11 gibi yine Poseidon haklı çıktı ve başladı ortalık şenlenmeye. Kanalda güneyden esen hava Boynuza direkt olarak girip iskeleyi vurmaya başladı. Yanımda dengesiz bir motoryat var. Sahibi güleryüzlü bir çift. Biraz ileride yanılmıyorsam Rus bayraklı bir yelkenliyle uğraştıklarını gördüm. Yardım lazım olabilir diye yanlarına gittim. Adamın biri bana “Sarı tırhandil senin mi?” diye sordu, gayet gülümseyerek “Evet” dedim. “İyi, onu çıkartman lazım” dedi. Önce cidden inanamadım. Nasıl yani dedim, tekne gelecek dedi. Lan arkadaş sanırsın bizimki körüklü otobüs! İyi de dedim ben nereye gideceğim bu havada? Şakası bir yana, tek başına çözüp çıkmam bile mümkün değil. Sonuç olarak koyun ortasına demir atmamı tavsiye edip, yanıma da bir yardımcı verip bildiğin sittirettiler beni.
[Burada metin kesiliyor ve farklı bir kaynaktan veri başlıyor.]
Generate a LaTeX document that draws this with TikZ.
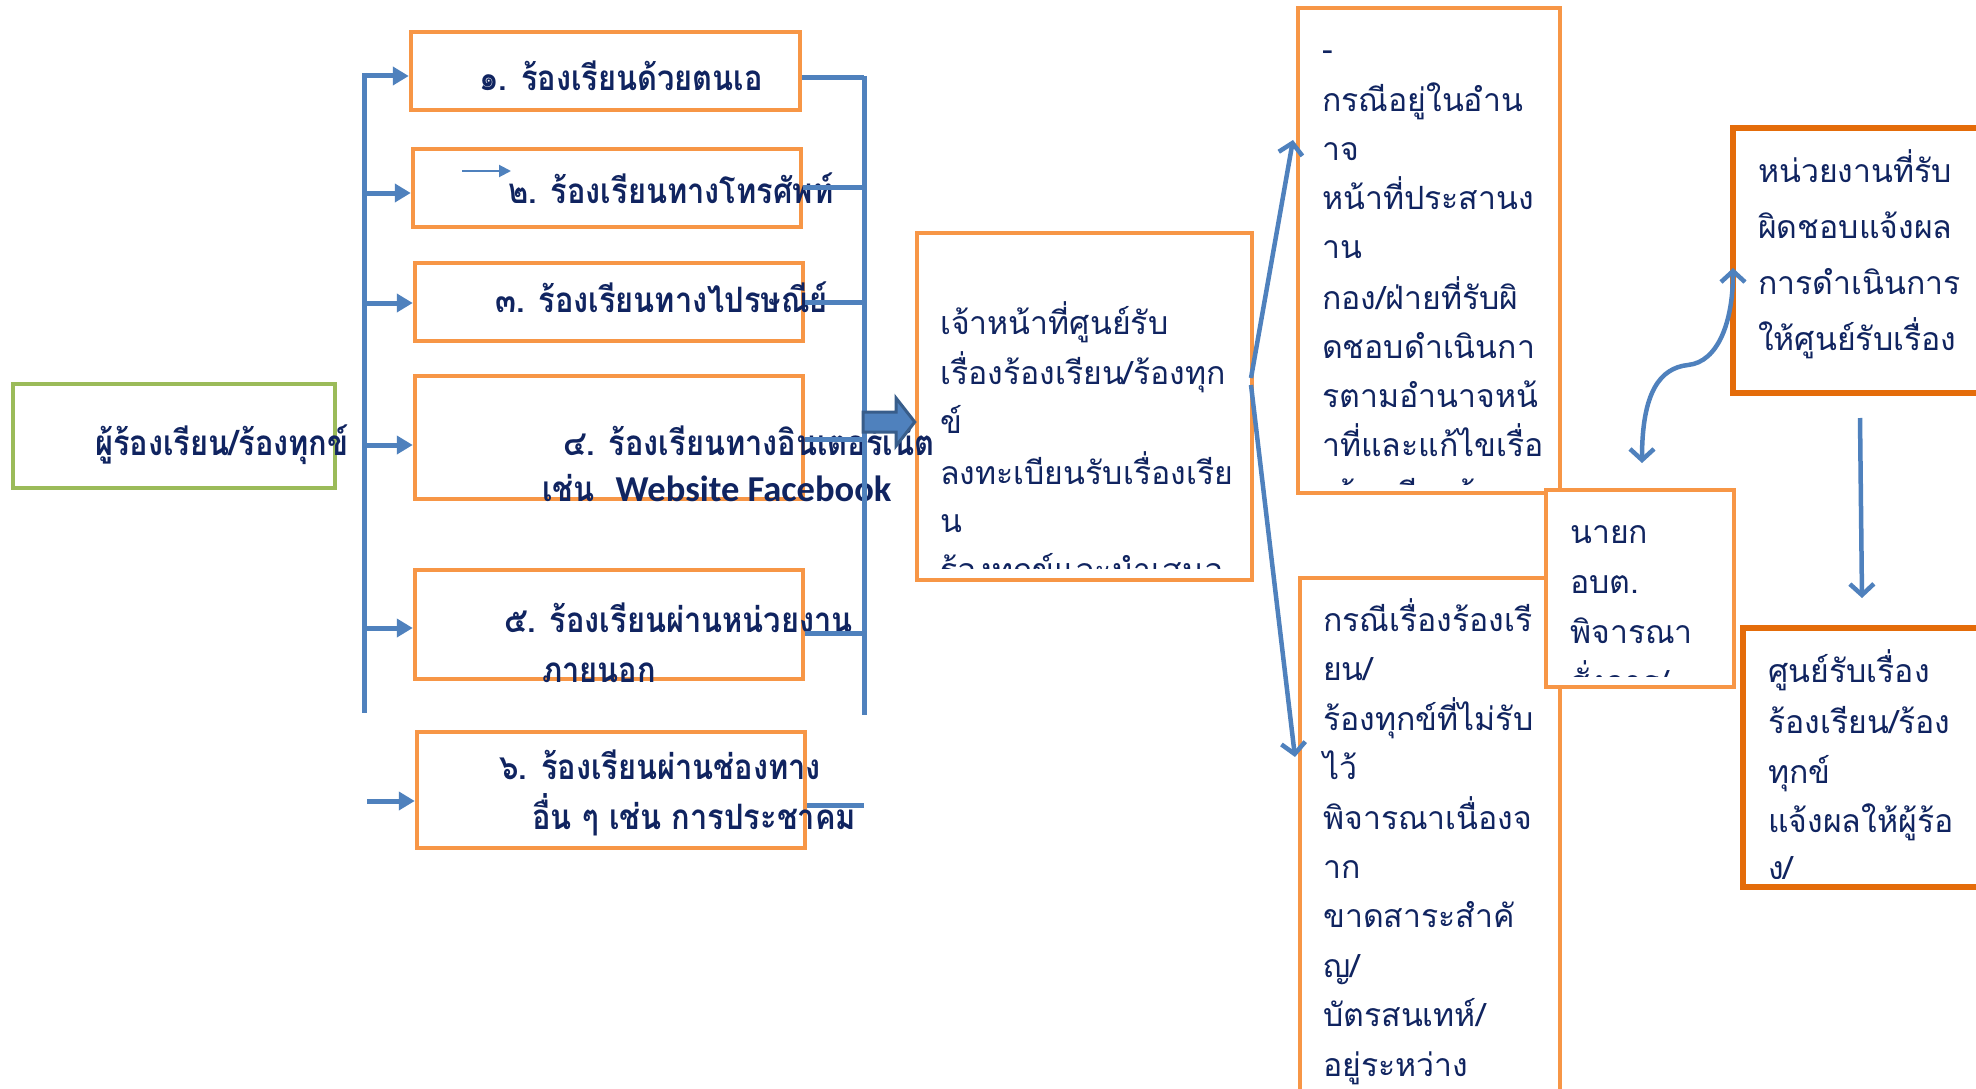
\documentclass[tikz,border=0pt]{standalone}
\usepackage{fontspec}
\usetikzlibrary{arrows.meta}
\newfontfamily\thai[Script=Thai]{Loma}
\newfontfamily\thaicond[Script=Thai,FakeStretch=0.88]{Loma}
\newfontfamily\latb{Carlito}
\definecolor{txtc}{HTML}{102460}
\definecolor{orng}{HTML}{F79646}
\definecolor{dorng}{HTML}{E46C0A}
\definecolor{grn}{HTML}{9BBB59}
\definecolor{blu}{HTML}{4F81BD}
\definecolor{bluD}{HTML}{385D8A}
\tikzset{
 obox/.style={draw=orng, line width=4.5pt, fill=white, inner sep=0pt},
 dbox/.style={draw=dorng, line width=6pt, fill=white, inner sep=0pt},
 gbox/.style={draw=grn, line width=4.5pt, fill=white, inner sep=0pt},
 btxt/.style={inner sep=0pt, anchor=mid west, yshift=-8pt, text=txtc, font=\thaicond\bfseries\fontsize{35}{40}\selectfont},
 rtxt/.style={inner sep=0pt, anchor=mid west, yshift=-8pt, text=txtc, font=\thai\fontsize{32}{38}\selectfont},
 bar/.style={draw=blu, line width=5pt},
 tarr/.style={draw=blu, line width=5pt, -{Triangle[length=16pt,width=18pt]}},
 thinarr/.style={draw=blu, line width=2pt, -{Triangle[length=12pt,width=12pt]}},
 varr/.style={draw=blu, line width=4.5pt, -{Straight Barb[length=11pt,width=24pt]}},
 dvarr/.style={draw=blu, line width=4.5pt, {Straight Barb[length=11pt,width=24pt]}-{Straight Barb[length=11pt,width=24pt]}},
}
\begin{document}
\begin{tikzpicture}[x=1pt,y=-1pt]
\clip (0,0) rectangle (1976,1089);
\fill[white] (0,0) rectangle (1976,1089);
% ---------- boxes
\node[gbox, minimum width=322pt, minimum height=104pt] (src) at (174,436) {};
\node[obox, minimum width=389pt, minimum height=78pt] (b1) at (605.5,71) {};
\node[obox, minimum width=388pt, minimum height=78pt] (b2) at (607,188) {};
\node[obox, minimum width=388pt, minimum height=78pt] (b3) at (609,302) {};
\node[obox, minimum width=388pt, minimum height=123pt] (b4) at (609,437.5) {};
\node[obox, minimum width=388pt, minimum height=109pt] (b5) at (609,624.5) {};
\node[obox, minimum width=388pt, minimum height=116pt] (b6) at (611,790) {};
\node[obox, minimum width=335pt, minimum height=347pt] (cb) at (1084.5,406.5) {};
\node[obox, minimum width=262pt, minimum height=485pt] (tr) at (1429,250.5) {};
\node[obox, minimum width=260pt, minimum height=522pt] (br) at (1430,839) {};
\node[obox, minimum width=188pt, minimum height=197pt] (my) at (1640,588.5) {};
\node[dbox, minimum width=262pt, minimum height=265pt] (r1) at (1864,260.5) {};
\node[dbox, minimum width=252pt, minimum height=259pt] (r2) at (1869,757.5) {};
% ---------- texts, left
\node[btxt] (tsrc) at (95,445) {ผู้ร้องเรียน/ร้องทุกข์};
\node[btxt] (t1) at (479,80) {๑. ร้องเรียนด้วยตนเอ};
\node[btxt] (t2) at (508,193) {๒. ร้องเรียนทางโทรศัพท์};
\node[btxt] (t3) at (495,302) {๓. ร้องเรียนทางไปรษณีย์};
\node[btxt] (t4a) at (563,445) {๔. ร้องเรียนทางอินเตอร์เน็ต};
\node[btxt] (t4b) at (542,491) {เช่น\hspace{21pt}{\latb\bfseries\fontsize{36.5}{40}\selectfont Website Facebook}};
\node[btxt] (t5a) at (504,622) {๕. ร้องเรียนผ่านหน่วยงาน};
\node[btxt] (t5b) at (542,672) {ภายนอก};
\node[btxt] (t6a) at (499,769) {๖. ร้องเรียนผ่านช่องทาง};
\node[btxt] (t6b) at (532,819) {อื่น ๆ เช่น การประชาคม};
% ---------- centre box
\begin{scope}
\clip (920,236) rectangle (1249,568);
\node[rtxt] (c1) at (940,324) {เจ้าหน้าที่ศูนย์รับ};
\node[rtxt] (c2) at (940,374) {เรื่องร้องเรียน/ร้องทุก};
\node[rtxt] (c3) at (940,423) {ข์};
\node[rtxt] (c4) at (940,474) {ลงทะเบียนรับเรื่องเรีย};
\node[rtxt] (c5) at (940,522) {น};
\node[rtxt] (c6) at (940,571) {ร้องทุกข์และนำเสนอ};
\end{scope}
% ---------- top right box
\begin{scope}
\clip (1301,11) rectangle (1557,484);
\node[rtxt] (d1) at (1322,50) {-};
\node[rtxt] (d2) at (1322,101) {กรณีอยู่ในอำน};
\node[rtxt] (d3) at (1322,150) {าจ};
\node[rtxt] (d4) at (1322,199) {หน้าที่ประสานง};
\node[rtxt] (d5) at (1322,248) {าน};
\node[rtxt] (d6) at (1322,299) {กอง/ฝ่ายที่รับผิ};
\node[rtxt] (d7) at (1322,348) {ดชอบดำเนินกา};
\node[rtxt] (d8) at (1322,397) {รตามอำนาจหน้};
\node[rtxt] (d9) at (1322,446) {าที่และแก้ไขเรื่อ};
\node[rtxt] (d10) at (1322,495) {งร้องเรียนร้องทุกข์};
\end{scope}
% ---------- bottom middle box
\node[rtxt] (e1) at (1323,621) {กรณีเรื่องร้องเรี};
\node[rtxt] (e2) at (1323,670) {ยน/};
\node[rtxt] (e3) at (1323,720) {ร้องทุกข์ที่ไม่รับ};
\node[rtxt] (e4) at (1323,769) {ไว้};
\node[rtxt] (e5) at (1323,819) {พิจารณาเนื่องจ};
\node[rtxt] (e6) at (1323,868) {าก};
\node[rtxt] (e7) at (1323,917) {ขาดสาระสำคั};
\node[rtxt] (e8) at (1323,967) {ญ/};
\node[rtxt] (e9) at (1323,1016) {บัตรสนเทห์/};
\node[rtxt] (e10) at (1323,1066) {อยู่ระหว่าง};
% ---------- mayor box
\begin{scope}
\clip (1549,493) rectangle (1731,676);
\node[rtxt] (m1) at (1570,533) {นายก};
\node[rtxt] (m2) at (1570,583) {อบต.};
\node[rtxt] (m3) at (1570,633) {พิจารณา};
\node[rtxt] (m4) at (1570,683) {สั่งการ/};
\end{scope}
% ---------- right boxes
\node[rtxt] (f1) at (1758,172) {หน่วยงานที่รับ};
\node[rtxt] (f2) at (1758,228) {ผิดชอบแจ้งผล};
\node[rtxt] (f3) at (1758,284) {การดำเนินการ};
\node[rtxt] (f4) at (1758,340) {ให้ศูนย์รับเรื่อง};
\begin{scope}
\clip (1746,631) rectangle (1976,878);
\node[rtxt] (g1) at (1768,672) {ศูนย์รับเรื่อง};
\node[rtxt] (g2) at (1768,723) {ร้องเรียน/ร้อง};
\node[rtxt] (g3) at (1768,773) {ทุกข์};
\node[rtxt] (g4) at (1768,822) {แจ้งผลให้ผู้ร้อ};
\node[rtxt] (g5) at (1768,869) {ง/};
\end{scope}
% ---------- connectors, left bar
\coordinate (lbT) at (364,73);
\coordinate (lbB) at (364,713);
\draw[bar] (lbT) -- (lbB);
\coordinate (a1) at (364,76);
\coordinate (a2) at (364,193);
\coordinate (a3) at (364,303);
\coordinate (a4) at (364,445);
\coordinate (a5) at (364,628);
\coordinate (a6) at (367,801);
\draw[tarr] (a1) -- (a1 -| b1.west);
\draw[tarr] (a2) -- (a2 -| b2.west);
\draw[tarr] (a3) -- (a3 -| b3.west);
\draw[tarr] (a4) -- (a4 -| b4.west);
\draw[tarr] (a5) -- (a5 -| b5.west);
\draw[tarr] (a6) -- (a6 -| b6.west);
\coordinate (sa1) at (462,171);
\coordinate (sa2) at (511,171);
\draw[thinarr] (sa1) -- (sa2);
% right bar
\coordinate (rbT) at (864,76);
\coordinate (rbB) at (864,715);
\draw[bar] (rbT) -- (rbB);
\coordinate (q1) at (864,78);
\coordinate (q2) at (864,187);
\coordinate (q3) at (864,302);
\coordinate (q4) at (864,439);
\coordinate (q5) at (864,633);
\coordinate (q6) at (864,805);
\draw[bar] (q1 -| b1.east) -- (q1);
\draw[bar] (q2 -| b2.east) -- (q2);
\draw[bar] (q3 -| b3.east) -- (q3);
\draw[bar] (q4 -| b4.east) -- (q4);
\draw[bar] (q5 -| b5.east) -- (q5);
\draw[bar] (q6 -| b6.east) -- (q6);
% block arrow into centre box
\coordinate (ba) at (863,422);
\draw[fill=blu, draw=bluD, line width=3pt, line join=miter]
  (ba) ++(0,-10) -- ++(33,0) -- ++(0,-14) -- (cb.west |- ba) -- (896,446) -- ++(0,-14) -- (863,432) -- cycle;
% centre box to right boxes
\coordinate (cu) at (1251,378);
\coordinate (cd) at (1251,385);
\coordinate (tu) at (1293,140);
\coordinate (td) at (1295,757);
\draw[varr] (cu) -- (tu);
\draw[varr] (cd) -- (td);
% curved double arrow
\coordinate (ce1) at (1642,463);
\coordinate (ce2) at (1733,268);
\draw[dvarr] (ce1) .. controls (1642,392) and (1660,368) .. (1688,365) .. controls (1718,362) and (1733,322) .. (ce2);
% vertical arrow
\coordinate (va1) at (1860,418);
\coordinate (va2) at (1862,598);
\draw[varr] (va1) -- (va2);
\end{tikzpicture}
\end{document}
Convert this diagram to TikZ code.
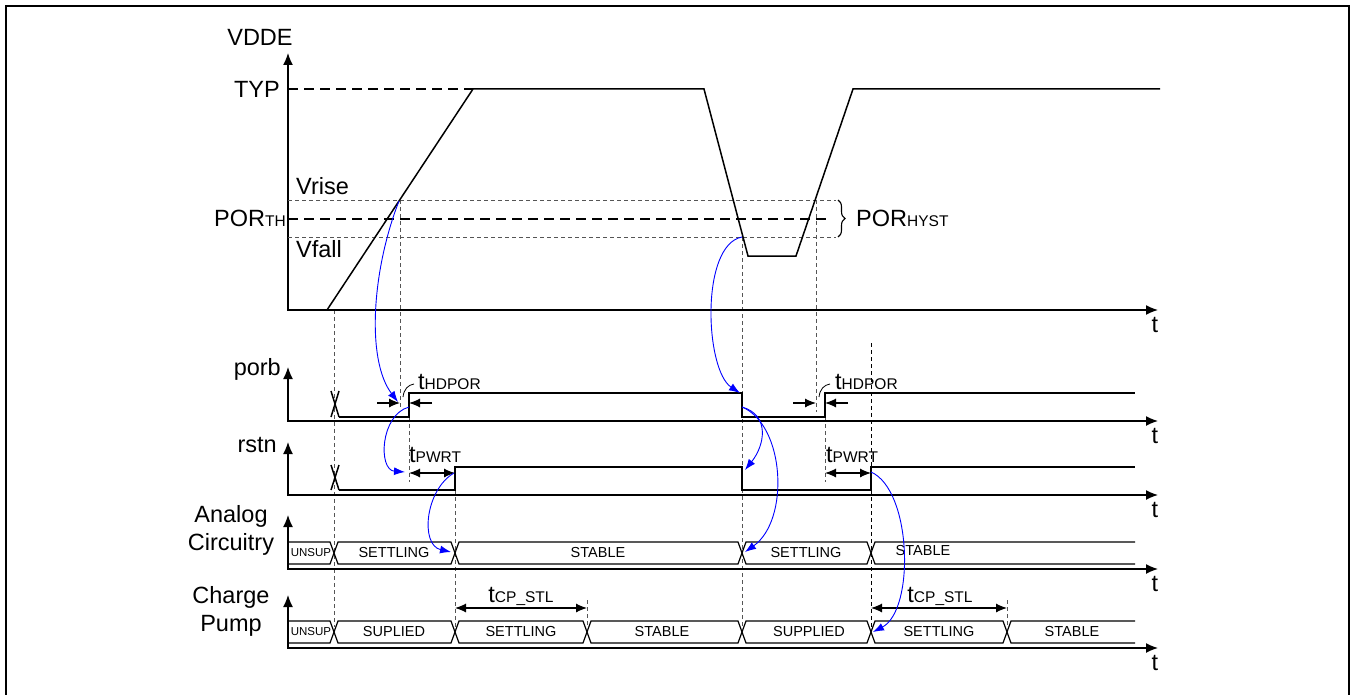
\documentclass[tikz,border=0pt]{standalone}
\usepackage{fontspec}
\setmainfont{Liberation Sans}
\usetikzlibrary{arrows.meta,positioning,calc,decorations.pathreplacing}
\definecolor{gline}{HTML}{555555}
\tikzset{
  wave/.style   = {line width=1.5pt, line join=miter},
  axes/.style   = {{Latex[length=12pt,width=10pt]}-{Latex[length=12pt,width=10pt]}, line width=1.4pt},
  busln/.style  = {line width=1.2pt},
  guide/.style  = {gline, line width=0.9pt, dash pattern=on 4pt off 3pt},
  thresh/.style = {line width=1.2pt, dash pattern=on 10pt off 6pt},
  cause/.style  = {blue, line width=0.9pt, -{Latex[length=11pt,width=8pt]}},
  dimarr/.style = {line width=1.1pt, {Latex[length=11pt,width=9pt]}-{Latex[length=11pt,width=9pt]}},
  dimtip/.style = {line width=1.1pt, -{Latex[length=11pt,width=9pt]}},
  leader/.style = {line width=0.8pt},
}
\newcommand{\mainsz}{\fontsize{23.5}{28}\selectfont}
\newcommand{\subsz}{\fontsize{15.5}{18}\selectfont}
\newcommand{\bussz}{\fontsize{14.5}{17}\selectfont}
\newcommand{\unsz}{\fontsize{11.5}{13}\selectfont}
\newcommand{\withsub}[2]{#1{\subsz #2}}

\begin{document}
\begin{tikzpicture}[x=1pt,y=-1pt,font=\mainsz,inner sep=0pt]
\useasboundingbox (0,0) rectangle (1352,695);
\draw[line width=1.5pt] (6,695) -- (6,6) -- (1349,6) -- (1349,695);
% ---- guides ----
\foreach \x/\ya/\yb in {334/310/627, 400/200/410, 409/417/482, 455/490/627,
                        742/237/627, 816/200/412, 825/417/482, 587/600/627, 1007/600/627}
  \draw[guide] (\x,\ya) -- (\x,\yb);
\draw[guide,black] (871,343) -- (871,627);
% ---- axes ----
\foreach \yb/\yt/\n in {310/53/v, 421/367/p, 495/442/r, 569/515/a, 648/595/c}{
  \draw[axes] (288,\yt) -- (288,\yb) -- (1158,\yb);
  \node[anchor=base] (t\n) at (1155,\yb+22) {t};}
\node[anchor=base] (vdde) at (260,46) {VDDE};
\node[anchor=base east] (porb) at (281,375) {porb};
\node[anchor=base east] (rstn) at (277,452) {rstn};
\node[align=center] (ana) at (231,530) {Analog\\Circuitry};
\node[align=center] (cp) at (231,611) {Charge\\Pump};
% ---- VDDE panel ----
\node[anchor=base east] (typ) at (280,98) {TYP};
\node[anchor=base east] (porth) at (286,226) {\withsub{POR}{TH}};
\node[anchor=base west] (vrise) at (296,195) {Vrise};
\node[anchor=base west] (vfall) at (296,258) {Vfall};
\draw[thresh] (288,89) -- (473,89);
\draw[thresh] (288,219) -- (830,219);
\draw[guide] (288,200) -- (836,200);
\draw[guide] (288,237) -- (836,237);
\draw[decorate,decoration={brace,amplitude=7pt},line width=1.1pt] (838,200) -- (838,237);
\node[anchor=base west] (hyst) at (856,227) {\withsub{POR}{HYST}};
\draw[wave] (327,310) -- (473,89) -- (704,89) -- (748,256) -- (796,256) -- (853,89) -- (1160,89);
% ---- porb / rstn ----
\draw[wave] (331,391) -- (339,417) (339,391) -- (331,417);
\draw[wave] (339,417) -- (409,417) -- (409,393) -- (742,393) -- (742,417)
  -- (825,417) -- (825,393) -- (1135,393);
\draw[wave] (331,465) -- (339,490) (339,465) -- (331,490);
\draw[wave] (339,490) -- (455,490) -- (455,467) -- (742,467) -- (742,490)
  -- (871,490) -- (871,467) -- (1135,467);
% tHDPOR and tPWRT
\foreach \xa/\xb in {400/409, 816/825}{
  \draw[dimtip] (\xa-23,403) -- (\xa,403);
  \draw[dimtip] (\xb+23,403) -- (\xb,403);
  \draw[leader] (\xa+3,397) .. controls (\xa+4,389) and (\xa+8,385) .. (\xa+14,384);}
\node[anchor=base west] (hd1) at (418,389) {\withsub{t}{HDPOR}};
\node[anchor=base west] (hd2) at (835,389) {\withsub{t}{HDPOR}};
\draw[dimarr] (409,473) -- (455,473);
\draw[dimarr] (825,473) -- (871,473);
\node[anchor=base west] (pw1) at (409,462) {\withsub{t}{PWRT}};
\node[anchor=base west] (pw2) at (826,462) {\withsub{t}{PWRT}};
% ---- Analog Circuitry bus ----
\draw[busln] (288,542) -- (330,542) -- (334,553) -- (330,564) -- (288,564);
\node[font=\unsz] (an0) at (311,553) {UNSUP};
\foreach \a/\b/\lx/\lab in {334/455/394/SETTLING, 455/742/598/STABLE, 742/871/806/SETTLING}
  \draw[busln] (\a,553) -- ({\a+4},542) -- ({\b-4},542) -- (\b,553) -- ({\b-4},564) -- ({\a+4},564) -- cycle
    node[font=\bussz] (an\a) at (\lx,553) {\lab};
\draw[busln] (1135,542) -- (875,542) -- (871,553) -- (875,564) -- (1135,564);
\node[font=\bussz] (an871) at (923,551) {STABLE};
% ---- Charge Pump bus ----
\draw[busln] (288,621) -- (330,621) -- (334,632) -- (330,643) -- (288,643);
\node[font=\unsz] (cp0) at (311,632) {UNSUP};
\foreach \a/\b/\lx/\lab in {334/455/394/SUPLIED, 455/587/521/SETTLING, 587/742/662/STABLE,
                           742/871/809/SUPPLIED, 871/1007/939/SETTLING}
  \draw[busln] (\a,632) -- ({\a+4},621) -- ({\b-4},621) -- (\b,632) -- ({\b-4},643) -- ({\a+4},643) -- cycle
    node[font=\bussz] (cp\a) at (\lx,632) {\lab};
\draw[busln] (1135,621) -- (1011,621) -- (1007,632) -- (1011,643) -- (1135,643);
\node[font=\bussz] (cp1007) at (1072,632) {STABLE};
% tCP_STL
\draw[dimarr] (455,608) -- (587,608);
\draw[dimarr] (871,608) -- (1007,608);
\node[anchor=base] (cs1) at (521,602) {\withsub{t}{CP\_STL}};
\node[anchor=base] (cs2) at (940,602) {\withsub{t}{CP\_STL}};
% ---- cause arrows ----
\coordinate (crs1) at (399,201);   \coordinate (pbtip1) at (398,402);
\coordinate (pbrise) at (409,407); \coordinate (rstip1) at (405,472);
\coordinate (rsrise) at (454,473); \coordinate (antip1) at (451,552);
\coordinate (crs2) at (742,237);   \coordinate (pbtip2) at (740,393);
\coordinate (pbfall) at (742,407); \coordinate (rstip2) at (745,470);
\coordinate (antip2) at (745,552); \coordinate (rsrise2) at (871,472);
\coordinate (cptip) at (873,632);
\draw[cause] (crs1) .. controls (372,270) and (366,360) .. (pbtip1);
\draw[cause] (pbrise) .. controls (380,415) and (378,470) .. (rstip1);
\draw[cause] (rsrise) .. controls (425,490) and (420,545) .. (antip1);
\draw[cause] (crs2) .. controls (700,245) and (705,370) .. (pbtip2);
\draw[cause] (pbfall) .. controls (770,415) and (765,445) .. (rstip2);
\draw[cause] (pbfall) .. controls (785,425) and (790,520) .. (antip2);
\draw[cause] (rsrise2) .. controls (912,490) and (915,610) .. (cptip);
\end{tikzpicture}
\end{document}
15 dakika sonra 25-35 knot aralığında kafadan gelen rüzgarla başladık uçuşmaya. Derinlik 25-30 metre. 90 metre kadar zincir bıraktım. Yarım saatte anca ikna oldum demirin tuttuğuna.

Saat 14:00 gibi hava tam tersten esmeye başladı koy içinde. Poseidon öğleden sonra 5 bofor veriyordu. Dedim kaçma zamanı geliyor. Komşuyla konuştum, rüzgar kaldı ama dalga var dedi. 1 saat daha beklemeye karar verdim. Saat 15:00’te başladım demiri toplamaya. Başladığım gibi de yine başladı kafadan 25-30 esmeye. Başladığım işi bitirdim ve çıktım lanet olası Boynuz’dan.

Kanal önceleri iyi geldi. Rüzgar var ama dalga yok. Kaş’tan sonra cennet gibi. Boğaza doğru biraz karışık gelmeye başladı ama dert edecek boyutlarda değildi.

Marintürk ile Skopea arasında, sabah çıktığım yere demirlemek üzere yaklaşmaya başladım. Bu arada otopilot kafayı yedi. 23 derece hata var, direkt alabanda basıyor. Dümen de yine yağ eksiltmiş. Sanırsın şehirhatları vapuru, döndür babam döndür. Anca dönüyor. Neyse, demiri önden hazırlamıştım. Karışık dalga sırtında geldim yerime. O anda yapabileceğim en salakça şeyi yapıp yanlış butona bastım ve demir loçaya girdi. Bunun anlamı, başa gidilecek, kakıçla demirin kılavuz halatı alınacak, biraz boş zincir koyup loçadan halatla kastırarak çıkartılacak… tüm bunlar 30 knot kadar rüzgar ve hatırı sayılır dalgada yapılacak.

Yapıldı. Demir hazır halde daldım yeniden teknelerin arasına ama manevra yalan. İkinci deneme de fos çıktı. Komşu Teobel’i çizmeden çıktım çok şükür. Üçüncü sortiye hızlı başladım ve lanet demiri tam da çıktığım yere sermeyi başardım. 50-60 metre kadar serdikten sonra bir çay sallayıp yayıldım havuzluğa.

25-30 aralığında esti de esti. Demir sağlam görünüyor, alışmaya başladım. İnternetten oyun oynayarak falan vakit öldürdüm. Derken yağmur diyeceğim ama daha çok tufan tadında indirdi. Hah dedim, bu final. Nerdee… bir kaç kez düşüp yükseldi hava. Ta ki 19:30’a kadar. Son yağmurla birlikte rüzgar tamamen kaldı.

Hemen komşuyu aradım, dedim açım, sigaram yok ve başım ağrıyor. Ben eve gidiyorum. Estiği gibi alo de. Tabi daha bitmemiş çilem ki botun motoru olacak şerefsiz yine su koyverdi. Oturakta olmayınca ayakta kürek çekerek vardım kıyıya.

Şu an sigaram elimde uzattım ayaklarımı yatıyor ve Belgin’den haber gelmemesini diliyorum.